#### SET PROBLEM:
Restate the data below word for word. Skip any images it contains.

#### MATERIAL PROVIDED:
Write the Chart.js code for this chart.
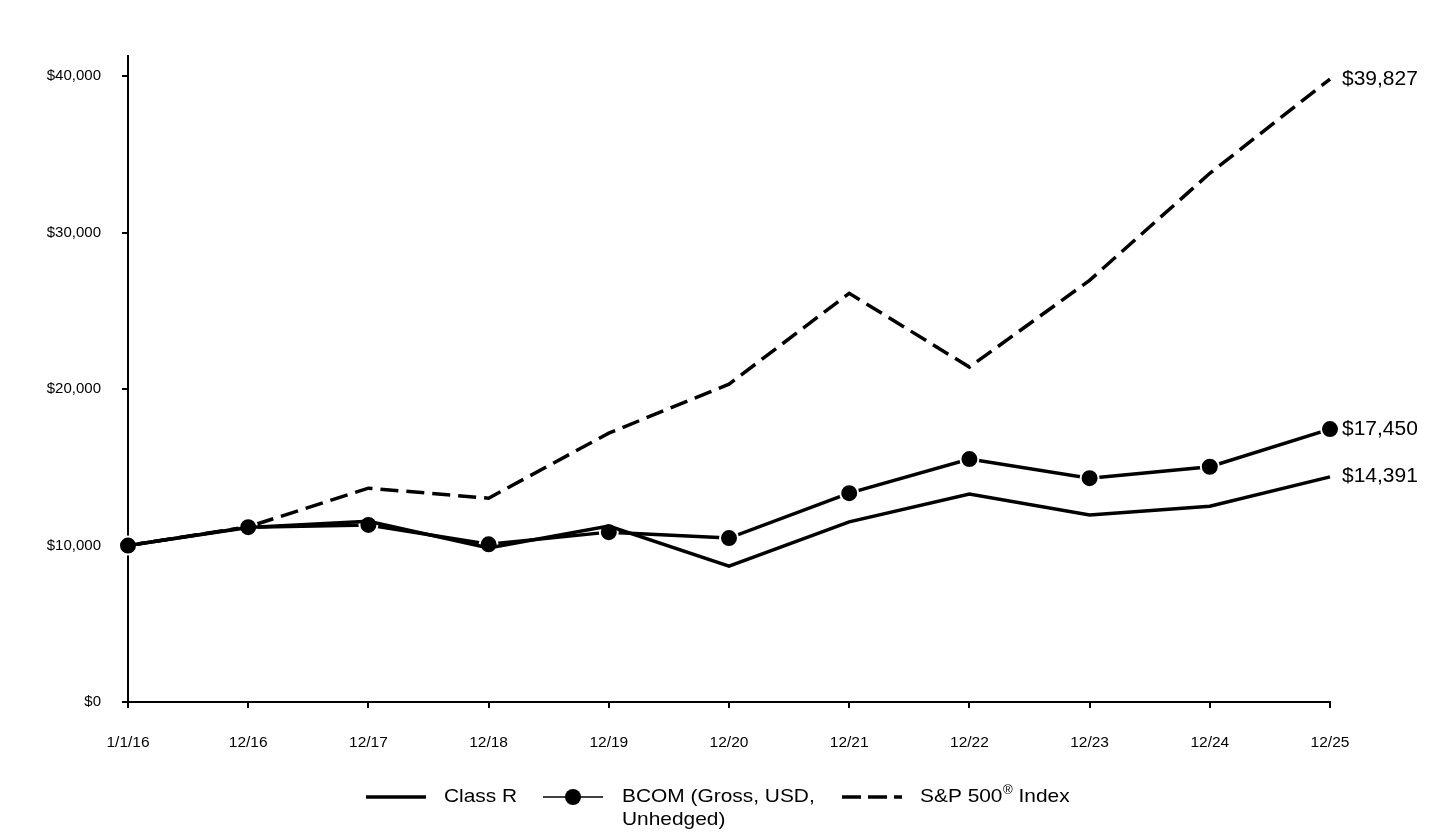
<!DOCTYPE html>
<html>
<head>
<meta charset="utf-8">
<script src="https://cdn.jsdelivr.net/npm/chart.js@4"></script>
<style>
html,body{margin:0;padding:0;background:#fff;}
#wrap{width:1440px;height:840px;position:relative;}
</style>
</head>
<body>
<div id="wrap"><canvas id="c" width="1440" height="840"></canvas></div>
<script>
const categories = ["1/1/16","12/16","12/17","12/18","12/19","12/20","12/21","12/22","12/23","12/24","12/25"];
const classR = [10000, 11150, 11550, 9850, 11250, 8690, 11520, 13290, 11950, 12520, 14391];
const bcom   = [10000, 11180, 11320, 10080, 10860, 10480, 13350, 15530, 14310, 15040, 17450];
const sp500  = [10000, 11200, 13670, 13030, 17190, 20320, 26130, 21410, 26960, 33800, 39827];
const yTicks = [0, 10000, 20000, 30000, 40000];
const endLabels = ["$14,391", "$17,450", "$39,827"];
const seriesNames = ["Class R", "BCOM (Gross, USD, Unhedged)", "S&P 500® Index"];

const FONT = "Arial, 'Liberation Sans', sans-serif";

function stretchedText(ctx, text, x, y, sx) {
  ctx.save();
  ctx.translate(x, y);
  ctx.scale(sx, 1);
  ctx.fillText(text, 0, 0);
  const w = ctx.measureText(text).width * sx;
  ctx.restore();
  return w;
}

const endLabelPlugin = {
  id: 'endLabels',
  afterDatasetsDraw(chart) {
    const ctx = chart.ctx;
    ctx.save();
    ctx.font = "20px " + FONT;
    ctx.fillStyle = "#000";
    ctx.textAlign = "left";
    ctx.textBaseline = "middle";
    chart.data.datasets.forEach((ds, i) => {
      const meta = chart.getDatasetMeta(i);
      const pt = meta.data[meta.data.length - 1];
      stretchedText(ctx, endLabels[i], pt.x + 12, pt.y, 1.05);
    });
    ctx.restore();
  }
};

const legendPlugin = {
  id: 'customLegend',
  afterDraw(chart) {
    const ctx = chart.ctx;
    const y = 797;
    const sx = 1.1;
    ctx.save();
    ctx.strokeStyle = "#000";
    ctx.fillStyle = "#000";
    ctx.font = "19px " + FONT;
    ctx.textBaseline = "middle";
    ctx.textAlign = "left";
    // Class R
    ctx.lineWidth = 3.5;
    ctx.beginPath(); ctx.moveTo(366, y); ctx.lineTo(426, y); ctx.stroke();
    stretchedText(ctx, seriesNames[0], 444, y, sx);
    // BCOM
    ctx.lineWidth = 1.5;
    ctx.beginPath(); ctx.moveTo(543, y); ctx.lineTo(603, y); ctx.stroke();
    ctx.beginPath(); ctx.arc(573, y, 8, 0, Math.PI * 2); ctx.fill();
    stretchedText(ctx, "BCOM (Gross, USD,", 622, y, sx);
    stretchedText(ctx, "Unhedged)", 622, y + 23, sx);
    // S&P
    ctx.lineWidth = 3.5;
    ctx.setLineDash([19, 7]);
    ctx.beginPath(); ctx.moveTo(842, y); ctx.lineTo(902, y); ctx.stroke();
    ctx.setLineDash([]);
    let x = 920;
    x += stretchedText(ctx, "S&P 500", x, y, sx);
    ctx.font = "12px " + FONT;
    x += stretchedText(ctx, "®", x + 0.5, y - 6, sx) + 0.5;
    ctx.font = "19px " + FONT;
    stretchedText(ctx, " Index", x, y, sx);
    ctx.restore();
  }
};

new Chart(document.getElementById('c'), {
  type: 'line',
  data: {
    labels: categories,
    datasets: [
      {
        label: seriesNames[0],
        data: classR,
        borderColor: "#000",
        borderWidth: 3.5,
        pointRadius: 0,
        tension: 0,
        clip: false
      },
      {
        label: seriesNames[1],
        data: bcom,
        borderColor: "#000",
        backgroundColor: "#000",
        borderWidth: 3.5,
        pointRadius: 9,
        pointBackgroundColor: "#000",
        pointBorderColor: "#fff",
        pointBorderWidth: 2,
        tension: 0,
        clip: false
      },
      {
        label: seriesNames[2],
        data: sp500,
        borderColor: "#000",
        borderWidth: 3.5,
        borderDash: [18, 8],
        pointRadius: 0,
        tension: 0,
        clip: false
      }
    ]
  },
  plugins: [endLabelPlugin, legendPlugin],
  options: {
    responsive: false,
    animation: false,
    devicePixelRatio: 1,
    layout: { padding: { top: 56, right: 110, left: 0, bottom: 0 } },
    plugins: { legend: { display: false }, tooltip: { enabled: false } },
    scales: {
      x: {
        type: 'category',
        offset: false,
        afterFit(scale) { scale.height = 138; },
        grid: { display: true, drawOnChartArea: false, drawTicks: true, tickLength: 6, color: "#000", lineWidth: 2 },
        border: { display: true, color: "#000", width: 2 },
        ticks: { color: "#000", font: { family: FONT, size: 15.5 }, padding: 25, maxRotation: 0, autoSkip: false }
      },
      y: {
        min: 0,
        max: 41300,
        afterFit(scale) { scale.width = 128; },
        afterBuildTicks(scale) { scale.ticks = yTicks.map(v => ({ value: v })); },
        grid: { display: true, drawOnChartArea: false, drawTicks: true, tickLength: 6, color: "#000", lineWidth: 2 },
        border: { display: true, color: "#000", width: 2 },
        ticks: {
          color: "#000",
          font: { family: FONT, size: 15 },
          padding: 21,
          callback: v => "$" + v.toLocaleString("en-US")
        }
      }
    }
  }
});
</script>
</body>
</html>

#### ANSWER IN FULL:
Write the Chart.js code for this chart.
<!DOCTYPE html>
<html>
<head>
<meta charset="utf-8">
<script src="https://cdn.jsdelivr.net/npm/chart.js@4"></script>
<style>
html,body{margin:0;padding:0;background:#fff;}
#wrap{width:1440px;height:840px;position:relative;}
</style>
</head>
<body>
<div id="wrap"><canvas id="c" width="1440" height="840"></canvas></div>
<script>
const categories = ["1/1/16","12/16","12/17","12/18","12/19","12/20","12/21","12/22","12/23","12/24","12/25"];
const classR = [10000, 11150, 11550, 9850, 11250, 8690, 11520, 13290, 11950, 12520, 14391];
const bcom   = [10000, 11180, 11320, 10080, 10860, 10480, 13350, 15530, 14310, 15040, 17450];
const sp500  = [10000, 11200, 13670, 13030, 17190, 20320, 26130, 21410, 26960, 33800, 39827];
const yTicks = [0, 10000, 20000, 30000, 40000];
const endLabels = ["$14,391", "$17,450", "$39,827"];
const seriesNames = ["Class R", "BCOM (Gross, USD, Unhedged)", "S&P 500® Index"];

const FONT = "Arial, 'Liberation Sans', sans-serif";

function stretchedText(ctx, text, x, y, sx) {
  ctx.save();
  ctx.translate(x, y);
  ctx.scale(sx, 1);
  ctx.fillText(text, 0, 0);
  const w = ctx.measureText(text).width * sx;
  ctx.restore();
  return w;
}

const endLabelPlugin = {
  id: 'endLabels',
  afterDatasetsDraw(chart) {
    const ctx = chart.ctx;
    ctx.save();
    ctx.font = "20px " + FONT;
    ctx.fillStyle = "#000";
    ctx.textAlign = "left";
    ctx.textBaseline = "middle";
    chart.data.datasets.forEach((ds, i) => {
      const meta = chart.getDatasetMeta(i);
      const pt = meta.data[meta.data.length - 1];
      stretchedText(ctx, endLabels[i], pt.x + 12, pt.y, 1.05);
    });
    ctx.restore();
  }
};

const legendPlugin = {
  id: 'customLegend',
  afterDraw(chart) {
    const ctx = chart.ctx;
    const y = 797;
    const sx = 1.1;
    ctx.save();
    ctx.strokeStyle = "#000";
    ctx.fillStyle = "#000";
    ctx.font = "19px " + FONT;
    ctx.textBaseline = "middle";
    ctx.textAlign = "left";
    // Class R
    ctx.lineWidth = 3.5;
    ctx.beginPath(); ctx.moveTo(366, y); ctx.lineTo(426, y); ctx.stroke();
    stretchedText(ctx, seriesNames[0], 444, y, sx);
    // BCOM
    ctx.lineWidth = 1.5;
    ctx.beginPath(); ctx.moveTo(543, y); ctx.lineTo(603, y); ctx.stroke();
    ctx.beginPath(); ctx.arc(573, y, 8, 0, Math.PI * 2); ctx.fill();
    stretchedText(ctx, "BCOM (Gross, USD,", 622, y, sx);
    stretchedText(ctx, "Unhedged)", 622, y + 23, sx);
    // S&P
    ctx.lineWidth = 3.5;
    ctx.setLineDash([19, 7]);
    ctx.beginPath(); ctx.moveTo(842, y); ctx.lineTo(902, y); ctx.stroke();
    ctx.setLineDash([]);
    let x = 920;
    x += stretchedText(ctx, "S&P 500", x, y, sx);
    ctx.font = "12px " + FONT;
    x += stretchedText(ctx, "®", x + 0.5, y - 6, sx) + 0.5;
    ctx.font = "19px " + FONT;
    stretchedText(ctx, " Index", x, y, sx);
    ctx.restore();
  }
};

new Chart(document.getElementById('c'), {
  type: 'line',
  data: {
    labels: categories,
    datasets: [
      {
        label: seriesNames[0],
        data: classR,
        borderColor: "#000",
        borderWidth: 3.5,
        pointRadius: 0,
        tension: 0,
        clip: false
      },
      {
        label: seriesNames[1],
        data: bcom,
        borderColor: "#000",
        backgroundColor: "#000",
        borderWidth: 3.5,
        pointRadius: 9,
        pointBackgroundColor: "#000",
        pointBorderColor: "#fff",
        pointBorderWidth: 2,
        tension: 0,
        clip: false
      },
      {
        label: seriesNames[2],
        data: sp500,
        borderColor: "#000",
        borderWidth: 3.5,
        borderDash: [18, 8],
        pointRadius: 0,
        tension: 0,
        clip: false
      }
    ]
  },
  plugins: [endLabelPlugin, legendPlugin],
  options: {
    responsive: false,
    animation: false,
    devicePixelRatio: 1,
    layout: { padding: { top: 56, right: 110, left: 0, bottom: 0 } },
    plugins: { legend: { display: false }, tooltip: { enabled: false } },
    scales: {
      x: {
        type: 'category',
        offset: false,
        afterFit(scale) { scale.height = 138; },
        grid: { display: true, drawOnChartArea: false, drawTicks: true, tickLength: 6, color: "#000", lineWidth: 2 },
        border: { display: true, color: "#000", width: 2 },
        ticks: { color: "#000", font: { family: FONT, size: 15.5 }, padding: 25, maxRotation: 0, autoSkip: false }
      },
      y: {
        min: 0,
        max: 41300,
        afterFit(scale) { scale.width = 128; },
        afterBuildTicks(scale) { scale.ticks = yTicks.map(v => ({ value: v })); },
        grid: { display: true, drawOnChartArea: false, drawTicks: true, tickLength: 6, color: "#000", lineWidth: 2 },
        border: { display: true, color: "#000", width: 2 },
        ticks: {
          color: "#000",
          font: { family: FONT, size: 15 },
          padding: 21,
          callback: v => "$" + v.toLocaleString("en-US")
        }
      }
    }
  }
});
</script>
</body>
</html>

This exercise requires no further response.